= Problem requirements =
Restate word for word the lines that begin the listing and end with the line holding "y_ticks = list(range(0, 651, 50))".

= Stored data =
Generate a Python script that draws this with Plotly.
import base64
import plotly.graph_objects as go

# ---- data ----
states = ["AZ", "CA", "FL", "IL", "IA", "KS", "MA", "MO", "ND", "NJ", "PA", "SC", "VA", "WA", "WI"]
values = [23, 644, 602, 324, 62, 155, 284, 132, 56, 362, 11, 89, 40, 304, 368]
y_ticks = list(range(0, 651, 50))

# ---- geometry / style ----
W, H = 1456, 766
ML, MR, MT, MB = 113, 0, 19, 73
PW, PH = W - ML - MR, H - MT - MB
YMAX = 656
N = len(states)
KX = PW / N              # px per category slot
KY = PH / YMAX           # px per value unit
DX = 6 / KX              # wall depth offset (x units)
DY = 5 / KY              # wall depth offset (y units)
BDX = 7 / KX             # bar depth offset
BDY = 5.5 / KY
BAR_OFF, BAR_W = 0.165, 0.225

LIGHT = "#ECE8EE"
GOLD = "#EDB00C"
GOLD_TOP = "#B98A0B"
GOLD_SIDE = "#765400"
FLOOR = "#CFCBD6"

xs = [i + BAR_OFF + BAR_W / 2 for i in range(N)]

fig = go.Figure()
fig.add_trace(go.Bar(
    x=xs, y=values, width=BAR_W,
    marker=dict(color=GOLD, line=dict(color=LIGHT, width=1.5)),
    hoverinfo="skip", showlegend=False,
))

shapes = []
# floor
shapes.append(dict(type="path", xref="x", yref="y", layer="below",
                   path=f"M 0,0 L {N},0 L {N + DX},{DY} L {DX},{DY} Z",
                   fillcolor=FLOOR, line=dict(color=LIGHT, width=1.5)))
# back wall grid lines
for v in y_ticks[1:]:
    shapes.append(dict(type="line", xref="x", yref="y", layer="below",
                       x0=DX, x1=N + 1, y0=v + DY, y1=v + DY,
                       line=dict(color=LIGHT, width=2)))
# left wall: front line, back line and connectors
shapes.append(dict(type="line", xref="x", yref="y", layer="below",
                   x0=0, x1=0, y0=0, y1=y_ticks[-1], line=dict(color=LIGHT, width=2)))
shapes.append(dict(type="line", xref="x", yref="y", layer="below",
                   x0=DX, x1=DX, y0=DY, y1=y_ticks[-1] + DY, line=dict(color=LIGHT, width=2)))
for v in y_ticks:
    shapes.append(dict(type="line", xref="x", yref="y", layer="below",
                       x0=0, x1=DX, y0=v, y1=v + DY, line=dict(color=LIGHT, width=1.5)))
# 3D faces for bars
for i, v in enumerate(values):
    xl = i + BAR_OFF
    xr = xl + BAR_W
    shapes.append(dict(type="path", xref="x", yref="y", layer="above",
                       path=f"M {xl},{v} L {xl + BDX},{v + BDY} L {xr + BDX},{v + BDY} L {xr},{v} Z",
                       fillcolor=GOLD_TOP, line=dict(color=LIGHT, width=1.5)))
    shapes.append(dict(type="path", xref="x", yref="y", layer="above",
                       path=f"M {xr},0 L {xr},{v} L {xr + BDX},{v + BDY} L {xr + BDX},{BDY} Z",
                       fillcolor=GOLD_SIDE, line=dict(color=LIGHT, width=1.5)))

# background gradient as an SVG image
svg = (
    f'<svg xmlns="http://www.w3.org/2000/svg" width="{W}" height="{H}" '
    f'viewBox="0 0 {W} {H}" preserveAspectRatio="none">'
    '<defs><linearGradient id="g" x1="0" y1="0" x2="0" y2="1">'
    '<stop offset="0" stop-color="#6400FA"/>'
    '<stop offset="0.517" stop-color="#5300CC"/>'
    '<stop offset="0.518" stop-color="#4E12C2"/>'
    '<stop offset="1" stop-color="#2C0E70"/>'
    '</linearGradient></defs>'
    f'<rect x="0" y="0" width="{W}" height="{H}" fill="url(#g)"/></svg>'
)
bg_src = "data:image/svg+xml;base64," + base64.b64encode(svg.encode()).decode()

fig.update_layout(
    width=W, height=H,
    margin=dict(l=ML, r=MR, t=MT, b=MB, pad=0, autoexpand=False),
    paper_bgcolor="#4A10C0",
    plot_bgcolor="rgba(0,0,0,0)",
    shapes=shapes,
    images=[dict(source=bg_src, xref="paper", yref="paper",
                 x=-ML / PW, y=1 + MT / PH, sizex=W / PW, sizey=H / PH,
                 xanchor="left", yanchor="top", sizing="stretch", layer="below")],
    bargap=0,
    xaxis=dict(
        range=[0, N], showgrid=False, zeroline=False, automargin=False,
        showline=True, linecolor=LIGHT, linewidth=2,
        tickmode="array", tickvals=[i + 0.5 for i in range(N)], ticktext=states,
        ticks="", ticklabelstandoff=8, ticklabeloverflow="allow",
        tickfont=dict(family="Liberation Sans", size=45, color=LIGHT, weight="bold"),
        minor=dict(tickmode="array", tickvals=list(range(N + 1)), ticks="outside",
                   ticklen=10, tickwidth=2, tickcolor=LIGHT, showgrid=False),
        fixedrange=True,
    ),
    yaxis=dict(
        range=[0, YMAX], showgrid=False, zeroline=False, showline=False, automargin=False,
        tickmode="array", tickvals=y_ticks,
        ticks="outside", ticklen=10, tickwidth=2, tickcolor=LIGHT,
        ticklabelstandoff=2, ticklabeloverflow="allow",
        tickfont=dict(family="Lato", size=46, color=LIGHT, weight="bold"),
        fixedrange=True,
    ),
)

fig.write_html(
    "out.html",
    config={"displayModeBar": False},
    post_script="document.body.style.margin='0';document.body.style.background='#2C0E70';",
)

= Task response =
Generate a Python script that draws this with Plotly.
import base64
import plotly.graph_objects as go

# ---- data ----
states = ["AZ", "CA", "FL", "IL", "IA", "KS", "MA", "MO", "ND", "NJ", "PA", "SC", "VA", "WA", "WI"]
values = [23, 644, 602, 324, 62, 155, 284, 132, 56, 362, 11, 89, 40, 304, 368]
y_ticks = list(range(0, 651, 50))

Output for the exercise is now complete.